The Association of Convenience Stores has questioned aspects of the Government’s newly published Childhood Obesity strategy, which includes plans for a levy on soft drinks manufacturers that produce high sugar products in addition to a range of other measures.

The measures announced include:

• Introducing a soft drinks industry levy on manufacturers of drinks with added sugar, and total sugar content of five grams or more per 100 millilitres.

• Taking out 20% of sugar in products: All sectors of the food and drinks industry will be challenged to reduce overall sugar across a range of products that contribute to children’s sugar intakes by at least 20% by 2020, including a 5% reduction in year one. The programme will initially focus on the nine categories that make the largest contributions to children’s sugar intakes: breakfast cereals, yoghurts, 5 biscuits, cakes, confectionery, morning goods (e.g. pastries), puddings, ice cream and sweet spreads.
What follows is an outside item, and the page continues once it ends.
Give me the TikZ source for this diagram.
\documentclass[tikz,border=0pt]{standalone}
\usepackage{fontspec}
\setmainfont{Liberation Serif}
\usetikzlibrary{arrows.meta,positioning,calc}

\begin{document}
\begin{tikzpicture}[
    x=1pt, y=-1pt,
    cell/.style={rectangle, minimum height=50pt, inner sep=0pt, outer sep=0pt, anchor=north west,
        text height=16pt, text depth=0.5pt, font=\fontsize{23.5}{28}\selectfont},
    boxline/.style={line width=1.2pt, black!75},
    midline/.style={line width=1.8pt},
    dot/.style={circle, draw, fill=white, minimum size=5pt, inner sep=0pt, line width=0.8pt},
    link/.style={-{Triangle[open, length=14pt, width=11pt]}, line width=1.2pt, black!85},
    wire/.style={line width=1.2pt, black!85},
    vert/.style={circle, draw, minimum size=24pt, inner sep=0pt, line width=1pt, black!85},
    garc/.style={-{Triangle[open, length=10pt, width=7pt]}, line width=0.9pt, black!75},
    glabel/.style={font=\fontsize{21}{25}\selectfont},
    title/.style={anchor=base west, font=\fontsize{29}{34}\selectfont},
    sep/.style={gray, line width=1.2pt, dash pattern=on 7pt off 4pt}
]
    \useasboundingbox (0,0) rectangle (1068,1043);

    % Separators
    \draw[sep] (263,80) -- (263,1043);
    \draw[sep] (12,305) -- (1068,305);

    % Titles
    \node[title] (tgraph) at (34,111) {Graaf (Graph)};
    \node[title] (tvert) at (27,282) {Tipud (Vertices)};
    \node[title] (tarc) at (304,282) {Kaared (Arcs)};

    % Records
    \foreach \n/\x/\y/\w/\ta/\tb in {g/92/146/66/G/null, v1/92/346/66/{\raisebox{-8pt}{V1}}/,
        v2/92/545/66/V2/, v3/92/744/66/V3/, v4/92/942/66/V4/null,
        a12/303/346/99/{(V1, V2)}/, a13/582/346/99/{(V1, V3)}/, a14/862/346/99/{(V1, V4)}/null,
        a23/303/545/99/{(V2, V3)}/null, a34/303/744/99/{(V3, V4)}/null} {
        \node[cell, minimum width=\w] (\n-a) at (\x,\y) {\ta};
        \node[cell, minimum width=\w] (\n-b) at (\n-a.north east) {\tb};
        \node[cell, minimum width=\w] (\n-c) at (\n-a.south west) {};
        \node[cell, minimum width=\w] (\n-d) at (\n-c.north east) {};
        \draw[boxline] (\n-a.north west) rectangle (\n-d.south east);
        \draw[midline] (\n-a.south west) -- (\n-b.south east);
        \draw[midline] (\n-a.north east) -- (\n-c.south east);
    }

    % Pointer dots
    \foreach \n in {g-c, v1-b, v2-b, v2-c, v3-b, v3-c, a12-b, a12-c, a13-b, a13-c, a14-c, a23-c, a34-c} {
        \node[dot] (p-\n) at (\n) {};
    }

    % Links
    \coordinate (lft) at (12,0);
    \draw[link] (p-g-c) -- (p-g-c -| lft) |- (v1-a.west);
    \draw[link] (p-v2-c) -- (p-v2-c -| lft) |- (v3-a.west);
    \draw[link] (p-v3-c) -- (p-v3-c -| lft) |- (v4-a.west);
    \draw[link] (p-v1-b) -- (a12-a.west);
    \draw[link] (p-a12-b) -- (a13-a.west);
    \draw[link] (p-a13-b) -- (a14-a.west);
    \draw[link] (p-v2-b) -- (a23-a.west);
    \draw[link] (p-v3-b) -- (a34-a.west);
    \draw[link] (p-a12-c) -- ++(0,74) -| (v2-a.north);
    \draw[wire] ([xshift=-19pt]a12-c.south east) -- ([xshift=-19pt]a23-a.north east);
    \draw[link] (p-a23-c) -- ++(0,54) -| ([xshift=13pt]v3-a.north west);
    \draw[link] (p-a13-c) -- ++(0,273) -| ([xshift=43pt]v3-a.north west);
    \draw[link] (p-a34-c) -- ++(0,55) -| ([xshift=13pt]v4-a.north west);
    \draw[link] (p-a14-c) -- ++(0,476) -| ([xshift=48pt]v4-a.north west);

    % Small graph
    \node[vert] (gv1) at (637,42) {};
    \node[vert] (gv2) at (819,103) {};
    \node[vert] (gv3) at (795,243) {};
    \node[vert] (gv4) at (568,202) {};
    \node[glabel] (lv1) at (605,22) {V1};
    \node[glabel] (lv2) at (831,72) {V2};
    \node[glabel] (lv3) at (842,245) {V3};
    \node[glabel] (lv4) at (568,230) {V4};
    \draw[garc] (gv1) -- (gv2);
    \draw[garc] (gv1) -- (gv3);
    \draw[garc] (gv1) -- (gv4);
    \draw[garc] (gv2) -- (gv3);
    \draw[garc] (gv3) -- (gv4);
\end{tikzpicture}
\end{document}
• Developing a new framework by updating the nutrient profile model: Public Health England is working with academics, industry, health Non-Governmental Organisations (NGOs) and other stakeholders, to review the nutrient profile model to ensure it reflects the latest government dietary guidelines.
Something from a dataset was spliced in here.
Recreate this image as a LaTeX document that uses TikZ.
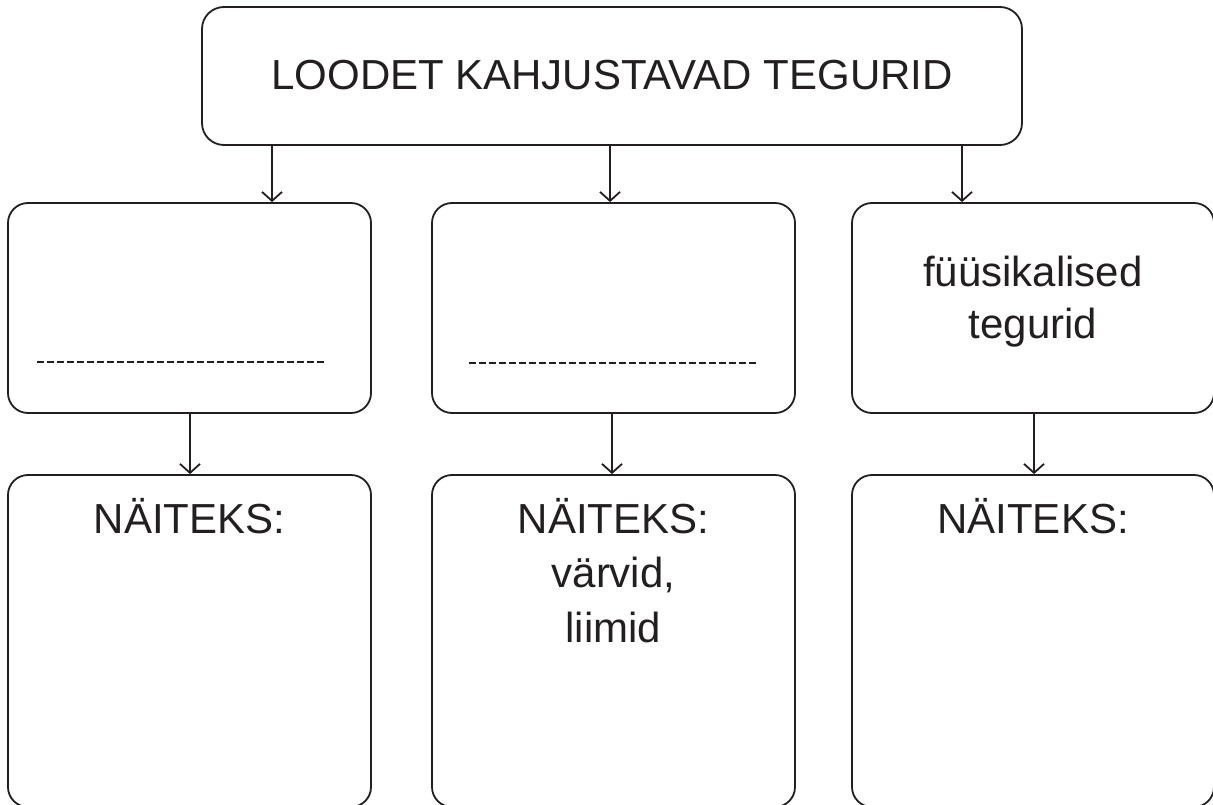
\documentclass[tikz,border=0pt]{standalone}
\usepackage{fontspec}
\setmainfont{Liberation Sans}
\usetikzlibrary{arrows.meta}
\definecolor{ink}{HTML}{231F20}
\tikzset{
  box/.style={draw=ink, line width=1.8pt, rounded corners=20pt, rectangle, inner sep=0pt},
  topbox/.style={box, rounded corners=22pt},
  arr/.style={draw=ink, line width=1.8pt, -{Straight Barb[length=9pt,width=20pt,line width=1.8pt]}},
  txt/.style={text=ink, font=\fontsize{42}{50}\selectfont, anchor=base, inner sep=0pt},
  dline/.style={draw=ink, line width=2.2pt, dash pattern=on 7pt off 3pt}
}
\begin{document}
\begin{tikzpicture}[x=1pt,y=-1pt]
\useasboundingbox (0,0) rectangle (1213,805);
% boxes
\node[topbox, minimum width=820pt, minimum height=138pt] (top) at (612,76) {};
\node[box, minimum width=363pt, minimum height=210pt] (m1) at (189.5,308) {};
\node[box, minimum width=363pt, minimum height=210pt] (m2) at (613.5,308) {};
\node[box, minimum width=362pt, minimum height=210pt] (m3) at (1033,308) {};
\node[box, minimum width=363pt, minimum height=332pt] (b1) at (189.5,641) {};
\node[box, minimum width=363pt, minimum height=332pt] (b2) at (613.5,641) {};
\node[box, minimum width=362pt, minimum height=332pt] (b3) at (1033,641) {};
% arrow x positions
\coordinate (a1) at (272,0);
\coordinate (a2) at (610,0);
\coordinate (a3) at (962,0);
\coordinate (c1) at (190,0);
\coordinate (c2) at (612,0);
\coordinate (c3) at (1034,0);
\draw[arr] (top.south -| a1) -- (m1.north -| a1);
\draw[arr] (top.south -| a2) -- (m2.north -| a2);
\draw[arr] (top.south -| a3) -- (m3.north -| a3);
\draw[arr] (m1.south -| c1) -- (b1.north -| c1);
\draw[arr] (m2.south -| c2) -- (b2.north -| c2);
\draw[arr] (m3.south -| c3) -- (b3.north -| c3);
% dashed answer lines
\draw[dline] (37,362) -- (327,362);
\draw[dline] (469,363) -- (757,363);
% texts
\node[txt] (t0) at (612,90) {LOODET KAHJUSTAVAD TEGURID};
\node[txt] (t3a) at (1033,287) {füüsikalised};
\node[txt] (t3b) at (1033,338) {tegurid};
\node[txt] (n1) at (189.5,533) {NÄITEKS:};
\node[txt] (n2) at (613.5,533) {NÄITEKS:};
\node[txt] (n2a) at (613.5,587) {värvid,};
\node[txt] (n2b) at (613.5,642) {liimid};
\node[txt] (n3) at (1033,533) {NÄITEKS:};
\end{tikzpicture}
\end{document}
ACS chief executive James Lowman said: “The convenience sector is keen to work with the Department of Health to promote healthy eating and lifestyle change in stores, and we will continue to engage with members about how they can raise the profile of healthy food in their stores.

“Any policy changes must be evidence based and should not disproportionately affect retailers. We are not convinced that a soft drinks tax is an effective way to tackle the obesity issue in the UK and we will respond to the HMRC consultation on this measure explaining the impact it could have on convenience stores.”

ACS has been an active contributor to the Change4Life programme since its launch, promoting healthy eating and an increase in the range of fruit and vegetables in convenience stores. Fruit and vegetables are one of the fastest growing categories in the convenience sector.